Gov. Arch Moore of West Virginia has advised a group of teachers in Charleston that they might feel better about themselves and their state if they read less.
“There is an age of cynicism in West Virginia now, don’t succumb to it,” Mr. Moore exhorted participants at the second annual West Virginia Teachers Forum. “I’m an optimist. I don’t even read The Wall Street Journal.”
The Governor apparently was referring to a front-page article in the newspaper a few days earlier that said the state’s economy was in “disrepair.”
According to news accounts of the event, Mr. Moore’s advice did not go over very well. Teachers reportedly berated him for the financial problems of West Virginia’s teacher-retirement system and delays in sending out income-tax refunds.
“If my county superintendent doesn’t balance his budget, he’d be held personally liable,” one teacher told Mr.

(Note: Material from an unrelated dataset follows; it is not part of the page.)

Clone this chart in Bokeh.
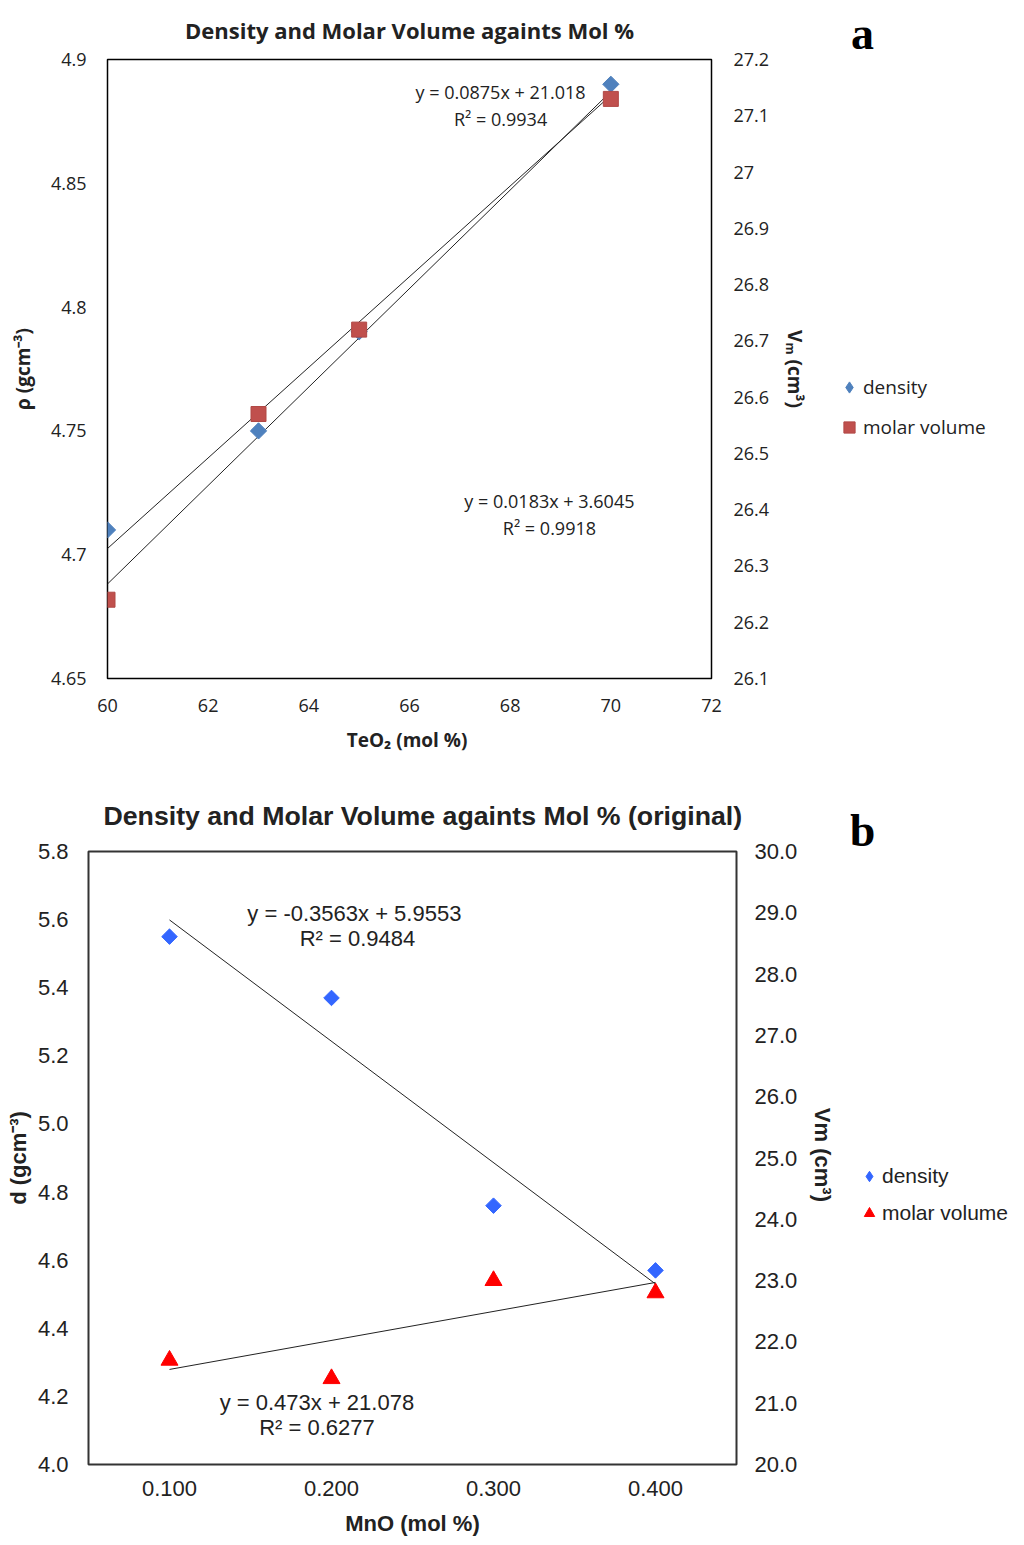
import numpy as np
from bokeh.plotting import figure
from bokeh.models import (Range1d, LinearAxis, FixedTicker, NumeralTickFormatter,
                          Legend, LegendItem, Label, Title, Column, Row)
from bokeh.embed import file_html
from bokeh.resources import INLINE

# ---------------- data: chart a ----------------
teo2_mol = [60, 63, 65, 70]
density_a = [4.71, 4.75, 4.79, 4.89]
molar_volume_a = [26.24, 26.57, 26.72, 27.13]
fit_density_a = [0.0183, 3.6045, 0.9918]   # slope, intercept, R2
fit_molar_a = [0.0875, 21.018, 0.9934]
xticks_a = [60, 62, 64, 66, 68, 70, 72]
yticks_left_a = [4.65, 4.7, 4.75, 4.8, 4.85, 4.9]
yticks_right_a = [26.1, 26.2, 26.3, 26.4, 26.5, 26.6, 26.7, 26.8, 26.9, 27.0, 27.1, 27.2]

# ---------------- data: chart b ----------------
mno_mol = [0.1, 0.2, 0.3, 0.4]
density_b = [5.55, 5.37, 4.76, 4.57]
molar_volume_b = [21.7, 21.4, 23.0, 22.8]
fit_density_b = [-0.3563, 5.9553, 0.9484]  # fitted against point index 1..n
fit_molar_b = [0.473, 21.078, 0.6277]
xticks_b = [0.1, 0.2, 0.3, 0.4]
yticks_left_b = [4.0, 4.2, 4.4, 4.6, 4.8, 5.0, 5.2, 5.4, 5.6, 5.8]
yticks_right_b = [20.0, 21.0, 22.0, 23.0, 24.0, 25.0, 26.0, 27.0, 28.0, 29.0, 30.0]


def style_axis(ax, font, size, label_size, standoff, label_standoff):
    ax.major_tick_line_color = None
    ax.minor_tick_line_color = None
    ax.major_tick_out = 0
    ax.major_tick_in = 0
    ax.minor_tick_out = 0
    ax.minor_tick_in = 0
    ax.axis_line_color = None
    ax.major_label_text_font = font
    ax.major_label_text_font_size = size
    ax.major_label_text_color = "#222222"
    ax.major_label_standoff = standoff
    ax.axis_label_text_font = font
    ax.axis_label_text_font_size = label_size
    ax.axis_label_text_font_style = "bold"
    ax.axis_label_text_color = "#222222"
    ax.axis_label_standoff = label_standoff


def side_figure(w, h):
    # companion figure that holds the legend and the panel letter
    f = figure(width=w, height=h, output_backend="svg", toolbar_location=None,
               x_range=Range1d(0, w), y_range=Range1d(0, h),
               x_axis_type=None, y_axis_type=None,
               min_border_left=0, min_border_right=0, min_border_top=0, min_border_bottom=0)
    f.extra_y_ranges = {"offscreen": Range1d(-2, -1)}   # keys' glyphs fall outside the frame
    f.grid.visible = False
    f.outline_line_color = None
    return f


# ================= chart a =================
FA = "Open Sans"
HA = 778
pa = figure(width=820, height=HA, output_backend="svg", toolbar_location=None,
            x_range=Range1d(60, 72), y_range=Range1d(4.65, 4.9),
            min_border_left=107, min_border_right=109, min_border_top=59, min_border_bottom=100)
pa.title = Title(text="Density and Molar Volume againts Mol %", align="center",
                 text_font=FA, text_font_size="22px", text_font_style="bold",
                 text_color="#222222", standoff=26, vertical_align="top")
pa.extra_y_ranges = {"vm": Range1d(26.1, 27.2)}
pa.grid.visible = False
pa.outline_line_color = "black"
pa.outline_line_width = 1.5

pa.xaxis.ticker = FixedTicker(ticks=xticks_a)
pa.xaxis.axis_label = "TeO₂  (mol %)"
pa.yaxis.ticker = FixedTicker(ticks=yticks_left_a)
pa.yaxis.formatter = NumeralTickFormatter(format="0.[00]")
pa.yaxis.axis_label = "ρ (gcm⁻³)"
ra = LinearAxis(y_range_name="vm", ticker=FixedTicker(ticks=yticks_right_a),
                formatter=NumeralTickFormatter(format="0.[0]"), axis_label="Vₘ (cm³)")
pa.add_layout(ra, "right")
style_axis(pa.xaxis[0], FA, "18px", "19px", 20, 12)
style_axis(pa.yaxis[0], FA, "18px", "19px", 21, 12)
style_axis(ra, FA, "18px", "19px", 22, 10)

xa = np.array([min(teo2_mol), max(teo2_mol)], dtype=float)
pa.line(xa, fit_density_a[0] * xa + fit_density_a[1], line_color="#222222", line_width=1)
pa.line(xa, fit_molar_a[0] * xa + fit_molar_a[1], line_color="#222222", line_width=1,
        y_range_name="vm")
pa.scatter(teo2_mol, density_a, marker="square", angle=np.pi / 4, size=11.5,
           fill_color="#4F81BD", line_color="#4F81BD")
pa.scatter(teo2_mol, molar_volume_a, marker="square", size=15,
           fill_color="#C0504D", line_color="#B04845", y_range_name="vm")

for txt, x, y in [(f"y = {fit_molar_a[0]}x + {fit_molar_a[1]}", 67.81, 4.887),
                  (f"R² = {fit_molar_a[2]}", 67.81, 4.876),
                  (f"y = {fit_density_a[0]}x + {fit_density_a[1]}", 68.78, 4.7215),
                  (f"R² = {fit_density_a[2]}", 68.78, 4.7106)]:
    pa.add_layout(Label(x=x, y=y, text=txt, text_align="center", text_baseline="middle",
                        text_font=FA, text_font_size="18px", text_color="#222222"))

# legend + panel letter for chart a
la = side_figure(1016 - 820, HA)
k_da = la.scatter(teo2_mol, density_a, y_range_name="offscreen", marker="diamond",
                  fill_color="#4F81BD", line_color="#4F81BD")
k_ma = la.scatter(teo2_mol, molar_volume_a, y_range_name="offscreen", marker="square",
                  fill_color="#C0504D", line_color="#B04845")
la.add_layout(Legend(items=[LegendItem(label="density", renderers=[k_da]),
                            LegendItem(label="molar volume", renderers=[k_ma])],
                     location=(15, 336), padding=0, margin=0, spacing=10,
                     label_height=30, glyph_height=30, glyph_width=28, label_standoff=0,
                     label_text_font=FA, label_text_font_size="19px",
                     label_text_color="#222222", border_line_color=None,
                     background_fill_alpha=0))
la.add_layout(Label(x=42, y=HA - 33, text="a", text_align="center", text_baseline="middle",
                    text_font="Liberation Serif", text_font_size="46px",
                    text_font_style="bold", text_color="black"))

# ================= chart b =================
FB = "Liberation Sans"
HB = 767
pb = figure(width=850, height=HB, output_backend="svg", toolbar_location=None,
            x_range=Range1d(0.05, 0.45), y_range=Range1d(4.0, 5.8),
            min_border_left=88, min_border_right=114, min_border_top=73, min_border_bottom=81)
pb.title = Title(text="Density and Molar Volume againts Mol % (original)", align="left",
                 text_font=FB, text_font_size="26.7px", text_font_style="bold",
                 text_color="#222222", standoff=37, vertical_align="top", offset=15)
pb.extra_y_ranges = {"vm": Range1d(20.0, 30.0)}
pb.grid.visible = False
pb.outline_line_color = "#333333"
pb.outline_line_width = 2

pb.xaxis.ticker = FixedTicker(ticks=xticks_b)
pb.xaxis.formatter = NumeralTickFormatter(format="0.000")
pb.xaxis.axis_label = "MnO (mol %)"
pb.yaxis.ticker = FixedTicker(ticks=yticks_left_b)
pb.yaxis.formatter = NumeralTickFormatter(format="0.0")
pb.yaxis.axis_label = "d (gcm⁻³)"
rb = LinearAxis(y_range_name="vm", ticker=FixedTicker(ticks=yticks_right_b),
                formatter=NumeralTickFormatter(format="0.0"), axis_label="Vm  (cm³)")
pb.add_layout(rb, "right")
style_axis(pb.xaxis[0], FB, "22px", "22px", 16, 12)
style_axis(pb.yaxis[0], FB, "22px", "22px", 20, 4)
style_axis(rb, FB, "22px", "22px", 18, 10)

idx = np.arange(1, len(mno_mol) + 1, dtype=float)
ends = np.array([idx[0], idx[-1]])
xb = np.array([mno_mol[0], mno_mol[-1]])
pb.line(xb, fit_density_b[0] * ends + fit_density_b[1], line_color="#222222", line_width=1)
pb.line(xb, fit_molar_b[0] * ends + fit_molar_b[1], line_color="#222222", line_width=1,
        y_range_name="vm")
pb.scatter(mno_mol, density_b, marker="square", angle=np.pi / 4, size=11,
           fill_color="#3366FF", line_color="#3366FF")
pb.scatter(mno_mol, molar_volume_b, marker="triangle", size=17,
           fill_color="#FF0000", line_color="#FF0000", y_range_name="vm")

for txt, x, y in [(f"y = {fit_density_b[0]}x  + {fit_density_b[1]}", 0.216, 5.618),
                  (f"R² = {fit_density_b[2]}", 0.216, 5.545),
                  (f"y = {fit_molar_b[0]}x + {fit_molar_b[1]}", 0.191, 4.182),
                  (f"R² = {fit_molar_b[2]}", 0.191, 4.109)]:
    pb.add_layout(Label(x=x, y=y, text=txt, text_align="center", text_baseline="middle",
                        text_font=FB, text_font_size="22px", text_color="#222222"))

lb = side_figure(1016 - 850, HB)
k_db = lb.scatter(mno_mol, density_b, y_range_name="offscreen", marker="diamond",
                  fill_color="#3366FF", line_color="#3366FF")
k_mb = lb.scatter(mno_mol, molar_volume_b, y_range_name="offscreen", marker="triangle",
                  fill_color="#FF0000", line_color="#FF0000")
lb.add_layout(Legend(items=[LegendItem(label="density", renderers=[k_db]),
                            LegendItem(label="molar volume", renderers=[k_mb])],
                     location=(6, 319), padding=0, margin=0, spacing=11,
                     label_height=26, glyph_height=26, glyph_width=26, label_standoff=0,
                     label_text_font=FB, label_text_font_size="21px",
                     label_text_color="#222222", border_line_color=None,
                     background_fill_alpha=0))
lb.add_layout(Label(x=12, y=HB - 52, text="b", text_align="center", text_baseline="middle",
                    text_font="Liberation Serif", text_font_size="46px",
                    text_font_style="bold", text_color="black"))

top = Row(children=[pa, Column(children=[la])])
bottom = Row(children=[pb, Column(children=[lb])])
open("out.html", "w").write(file_html([top, bottom], INLINE))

Moore. “You’re sort of like the superintendent at the state level, Governor, and I’m looking for leadership.”
“Well, you’ve got it,” the Governor replied.
Mr. Moore, who is running for re-election this year, also noted that when his second term as Governor ended in 1977, 76 percent of the state’s budget was devoted to education. By the time he had returned to office for a third term in 1985, the proportion had fallen to 56 percent.
“If we dropped the bomb on education, that’s when it happened,” he said.
Gov. Norman Bangerter of Utah recently asserted during a debate with his two opponents in next month’s election that girls were to blame for the state’s poor showing on standardized tests.
Noting that Utah students scored below the national average this year on the mathematics portion of the American College Testing Program, Mr. Bangerter said: “The girls pulled the score down.”
“I’m serious about that,” he said, as murmurs rippled through the audience. “Women, you’ve got to get your daughters to take more of these courses.”
Later in the debate, the Republican Governor’s Democratic opponent, Ted Wilson, promised that he would return the state to the halcyon days of former Gov. Calvin Rampton, when a group of state officials known as “Rampton’s Raiders” traveled the country urging businesses to consider setting up shop in the state.
Saying he would do likewise if elected, the Democrat said, “Maybe we’ll call them ‘Wilson’s Warriors.”’
“We’ve got ‘Bangerter’s Bombers’ out there working their tails off,’' the incumbent responded.